The second mention of Dun da Benn, now called Dun Cethern, is during the Cattle Raid of Cooley, when Cethern, Niall’s grandson, is the first warrior to recover from the curse affecting the men of Ulster and turn up to help Cu Chulainn fight the army of Medb. He does so naked and almost succeeds in killing Ailill, Medb’s husband, but the King had realised what was happening and put his clothing on a standing stone, which is attacked in his place. 
The final mythological mention of the Giant’s Sconce is more vague. St Colmcille (St Columba) was visiting the area to preside over a meeting regarding the rights of bards, and the tensions between the O’Neill’s in Donegal and the kingdom of Dal Riada in eastern Ulster and Scotland. He was visiting Dun Cethern when he was approached by a beautiful young man, who seemed to come from nowhere. This man was identified as either Mongan mac Fiachnai, Manannan’s son, or Manannan mac Lir himself. The man says he comes from another world, and can speak to the dead and the living. He describes the wealth of his people, and how rich he remembers the surrounding area being in the distant past - he then goes away with Colmcille and they sit together and spend hours talking. When they return the man leaves; Colmcille refuses to tell his followers the secrets the man had told him, saying it was better if they didn’t know. Colmcille goes on to make a prophecy that the hill will run red with the blood of his kindred, which brings us to the final, historical events that occurred on the hill.
Fifty or sixty years later, in the 630s, the northern O’Neills begin to expand. The tensions discussed at the meeting years before reach their peak, and a battle occurs at Dun Cethern, where a king of Dal Riada and the king of the Ciannacht, a territory sandwiched between the eastern Dal Riada and the western O’Neills, are meeting. Some say the wooden hall was locked and burned with them still inside - The Burning of the Kings - hence the modern name of the hill “The Sconce” or “The Giant’s Sconce.” They were defeated, anyway, part of the campaign of expansion which helped allow the O’Neill dynasty to rule for hundreds of years to come. 

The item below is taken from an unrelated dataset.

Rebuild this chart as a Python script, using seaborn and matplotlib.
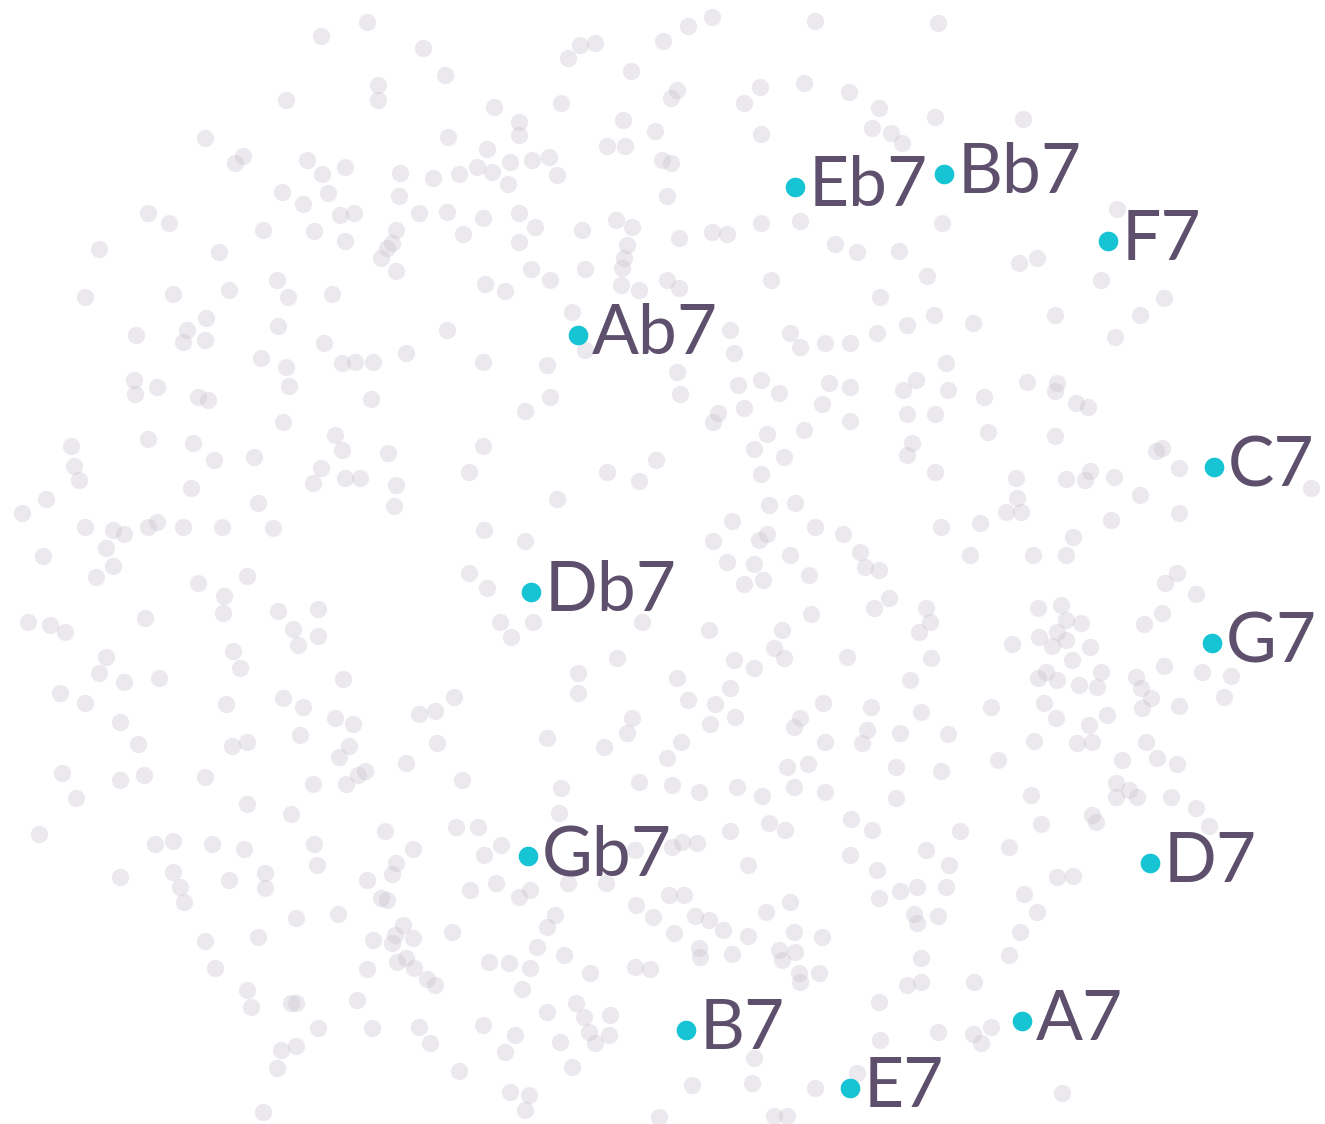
import matplotlib
matplotlib.use("Agg")
import matplotlib.pyplot as plt
import seaborn as sns

sns.set_theme(style="white")
plt.rcParams["font.family"] = ["Lato", "DejaVu Sans"]

# background cloud of voicings (embedding coords)
grey_x = [
    367, 321, 423, 378, 378, 286, 205, 243, 235, 307, 322, 345, 400, 433, 282, 328, 399, 303, 148, 169,
    340, 354, 419, 263, 314, 396, 345, 392, 387, 381, 396, 99, 219, 277, 288, 332, 85, 173, 229, 206,
    136, 187, 183, 205, 278, 324, 406, 261, 286, 342, 355, 373,
    712, 815, 688, 663, 595, 580, 568, 631, 445, 677, 671, 760, 804, 849, 744, 879, 494, 561, 519, 519,
    623, 655, 761, 872, 448, 487, 607, 625, 510, 532, 549, 477, 492, 459, 557, 662, 671, 508, 667, 447,
    483, 519, 535, 463, 519, 582, 616, 632, 679, 712, 727, 761, 800, 835, 857, 627, 624, 622, 531, 585,
    550, 485, 505, 621, 639, 667, 679, 771, 880, 572, 447, 730, 734, 790, 800, 825, 850, 877, 483, 547,
    677, 585,
    938, 935, 1023, 891, 902, 942, 899, 927, 1019, 1037, 1117, 1101, 1164, 1140, 1055, 1115, 934, 907, 973, 946,
    134, 135, 157, 198, 208, 289, 371, 283, 71, 148, 193, 214, 254, 335, 342, 388, 321, 313, 345, 360,
    396, 394, 74, 79, 46, 22, 191, 258, 85, 113, 124, 148, 157, 183, 222, 273, 106, 43, 113, 96,
    198, 247, 224, 223, 278, 318, 28, 50, 65, 145, 293, 318, 298, 106, 99, 124, 159, 233, 240, 343,
    60, 85, 120, 226, 283, 303, 335, 353, 419, 435, 300, 138, 247, 232, 349, 437,
    680, 738, 761, 779, 829, 850, 822, 850, 550, 525, 718, 713, 744, 767, 754, 804, 784, 761, 483, 469,
    607, 639, 656, 557, 769, 795, 732, 815, 843, 484, 525, 713, 759, 767, 790, 860, 865, 879, 727, 754,
    763, 744, 809, 469, 487, 874, 811, 500, 533, 511, 642, 709, 782, 774, 784, 734, 754, 847, 617, 578,
    578, 677, 730, 688, 715, 823, 871, 454, 632, 627, 710, 735, 800, 794, 867, 547, 604, 681, 825, 862,
    916, 903, 948, 984, 1027, 1057, 1055, 1076, 1088, 907, 935, 988, 1055, 912, 907, 935, 1016, 1017, 1006, 1021,
    1066, 1085, 1090, 1114, 1140, 1156, 1162, 1179, 1311, 1179, 1111, 941, 980, 1073, 970, 1033, 1066, 889, 1177, 1165,
    1196, 926, 930, 919, 1038, 1061, 1066, 1081, 1057, 1039, 1012, 1052, 1066, 1090, 1162, 1144, 1072, 931, 1164, 1202,
    1231, 1224, 910, 1038, 1057, 1046, 1101, 1079, 1097, 1136, 1141, 1151, 1142, 1179, 921, 991, 1044, 1056, 1107, 1089,
    900, 948, 1034, 1077, 1092, 1146,
    339, 406, 62, 120, 144, 205, 365, 358, 313, 346, 76, 247, 291, 39, 385, 155, 173, 212, 244, 314,
    413, 120, 173, 180, 184, 229, 265, 265, 317, 396, 392, 367, 387, 381, 296, 338, 403, 395, 373, 392,
    413, 205, 258, 215, 367, 397, 406, 414, 427, 435, 247, 251, 291, 296, 357, 318, 372, 419, 430, 281,
    296, 277, 263,
    667, 787, 808, 462, 639, 672, 561, 699, 737, 762, 794, 825, 559, 456, 478, 730, 769, 785, 851, 872,
    501, 484, 682, 697, 672, 635, 748, 850, 877, 470, 496, 530, 519, 568, 606, 636, 669, 684, 790, 766,
    879, 555, 547, 452, 653, 674, 695, 709, 723, 748, 794, 822, 537, 564, 489, 509, 530, 590, 635, 650,
    699, 700, 732, 779, 782, 795, 799, 819, 800, 522, 576, 547, 584, 610, 879, 483, 515, 505, 560, 595,
    609, 589, 880, 754, 459, 572, 510, 529, 525, 692, 752, 815, 857, 659, 774, 787,
    896, 941, 998, 1122, 1157, 1177, 896, 1031, 1116, 1116, 1129, 1137, 1171, 1196, 1209, 1092, 1096, 1041, 960, 926,
    949, 1009, 1057, 1073, 1024, 1037, 917, 900, 946, 914, 917, 938, 1020, 1009, 921, 907, 921, 974, 938, 973,
    991, 981, 1062,
]
grey_y = [
    22, 36, 48, 85, 100, 100, 138, 156, 163, 160, 174, 167, 173, 178, 192, 193, 196, 204, 213, 223,
    215, 213, 213, 230, 231, 230, 241, 243, 248, 258, 271, 249, 252, 280, 297, 294, 297, 294, 290, 318,
    335, 330, 342, 340, 326, 343, 353, 358, 367, 363, 362, 362,
    17, 21, 26, 41, 43, 45, 58, 71, 75, 90, 98, 87, 83, 92, 103, 108, 107, 103, 122, 135,
    120, 131, 134, 128, 137, 149, 146, 146, 162, 160, 157, 167, 172, 174, 175, 160, 163, 184, 196, 212,
    218, 213, 227, 234, 242, 230, 220, 227, 238, 232, 234, 223, 221, 244, 252, 245, 258, 268, 269, 269,
    280, 284, 291, 285, 290, 280, 288, 280, 297, 312, 330, 330, 353, 333, 347, 343, 343, 333, 362, 365,
    372, 350,
    23, 117, 119, 133, 143, 223, 251, 276, 263, 258, 209, 280, 298, 315, 315, 337, 315, 325, 323, 363,
    380, 394, 387, 397, 400, 386, 399, 422, 446, 439, 443, 460, 457, 435, 450, 453, 468, 483, 478, 478,
    485, 506, 466, 480, 499, 513, 488, 503, 527, 530, 534, 527, 522, 527, 527, 528, 548, 556, 566, 577,
    583, 576, 596, 613, 611, 609, 622, 625, 632, 618, 629, 636, 645, 657, 673, 682, 678, 651, 668, 679,
    693, 703, 722, 704, 698, 707, 718, 724, 714, 711, 735, 744, 742, 746, 746, 743,
    394, 385, 380, 393, 383, 387, 404, 421, 397, 411, 413, 422, 408, 434, 449, 430, 457, 474, 446, 472,
    472, 481, 460, 499, 505, 503, 521, 527, 534, 530, 541, 541, 540, 534, 555, 552, 567, 570, 562, 564,
    580, 584, 575, 573, 588, 608, 614, 622, 622, 637, 622, 630, 630, 648, 658, 660, 668, 657, 658, 673,
    693, 678, 688, 700, 704, 703, 707, 697, 718, 733, 724, 717, 718, 727, 730, 738, 747, 742, 742, 743,
    380, 390, 390, 397, 382, 383, 391, 403, 407, 414, 414, 432, 436, 443, 455, 472, 478, 498, 512, 512,
    479, 480, 471, 477, 495, 451, 448, 468, 488, 513, 520, 527, 523, 537, 555, 555, 555, 598, 573, 583,
    594, 608, 622, 632, 608, 605, 620, 623, 632, 637, 644, 646, 640, 647, 613, 624, 660, 658, 666, 672,
    676, 697, 680, 678, 680, 672, 672, 685, 687, 677, 688, 698, 708, 706, 712, 707, 703, 718, 715, 725,
    733, 734, 741, 743, 742, 742,
    757, 763, 773, 780, 775, 777, 771, 775, 784, 784, 798, 804, 814, 834, 831, 844, 841, 844, 849, 844,
    849, 877, 872, 887, 902, 880, 873, 888, 865, 863, 874, 880, 900, 898, 918, 914, 925, 935, 940, 943,
    938, 941, 937, 968, 969, 962, 958, 968, 979, 985, 990, 1007, 1003, 1003, 1000, 1028, 1028, 1027, 1043, 1050,
    1046, 1068, 1112,
    758, 767, 764, 780, 782, 785, 788, 792, 787, 796, 787, 792, 813, 827, 827, 831, 823, 830, 819, 830,
    845, 855, 842, 843, 847, 850, 865, 855, 870, 890, 883, 890, 897, 883, 883, 905, 895, 895, 902, 912,
    898, 915, 927, 932, 917, 933, 916, 920, 930, 936, 932, 937, 947, 955, 962, 963, 968, 973, 967, 969,
    948, 957, 954, 950, 960, 952, 973, 973, 982, 989, 1003, 1012, 1017, 1015, 1002, 1025, 1035, 1052, 1042, 1043,
    1035, 1032, 1040, 1058, 1071, 1067, 1092, 1095, 1110, 1085, 1083, 1088, 1073, 1117, 1116, 1116,
    767, 771, 760, 760, 758, 764, 798, 795, 783, 797, 790, 797, 797, 808, 826, 815, 822, 824, 831, 850,
    865, 847, 877, 876, 894, 912, 887, 891, 887, 914, 923, 916, 932, 955, 958, 985, 982, 982, 1032, 1034,
    1027, 1043, 1093,
]

# highlighted dominant seventh chords
chords = ["Eb7", "Bb7", "F7", "Ab7", "C7", "Db7", "G7", "Gb7", "D7", "B7", "A7", "E7"]
chord_x = [795, 944, 1108, 578, 1214, 531, 1212, 528, 1150, 686, 1022, 850]
chord_y = [187, 174, 241, 335, 467, 592, 643, 856, 863, 1030, 1021, 1088]

fig = plt.figure(figsize=(13.25, 11.24), dpi=100)
ax = fig.add_axes([0, 0, 1, 1])

sns.scatterplot(x=grey_x, y=grey_y, color="#c8c2ce", alpha=0.36, s=155,
                linewidth=0, ax=ax, zorder=1)
sns.scatterplot(x=chord_x, y=chord_y, color="#16c4d4", s=200,
                linewidth=0, ax=ax, zorder=3)

for name, x, y in zip(chords, chord_x, chord_y):
    ax.annotate(name, (x, y), xytext=(10, -14), textcoords="offset points",
                ha="left", va="baseline", fontsize=50, color="#5e506d", zorder=4)

ax.set_xlim(0, 1325)
ax.set_ylim(1124, 0)
ax.axis("off")

fig.savefig("out.png", dpi=100, facecolor="white")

In modern times the hill is treated with suspicion. There are rumours of unexplored souterrains (the “caves” or tunnels found in hill forts and burial mounds) under both hills filled with treasure, and it’s believed that the hill is a gateway to the Otherworld - the path to reach it runs through a tunnel of hawthorn trees which adds to the atmosphere. Many people still avoid visiting or discussing the hill, and the area of countryside it sits in, including the road beside it, are commonly thought to be haunted - the association with the Red Branch, Mongan/Manannan and the Tuatha dé still remains, half remembered, not fully believed, but best avoided.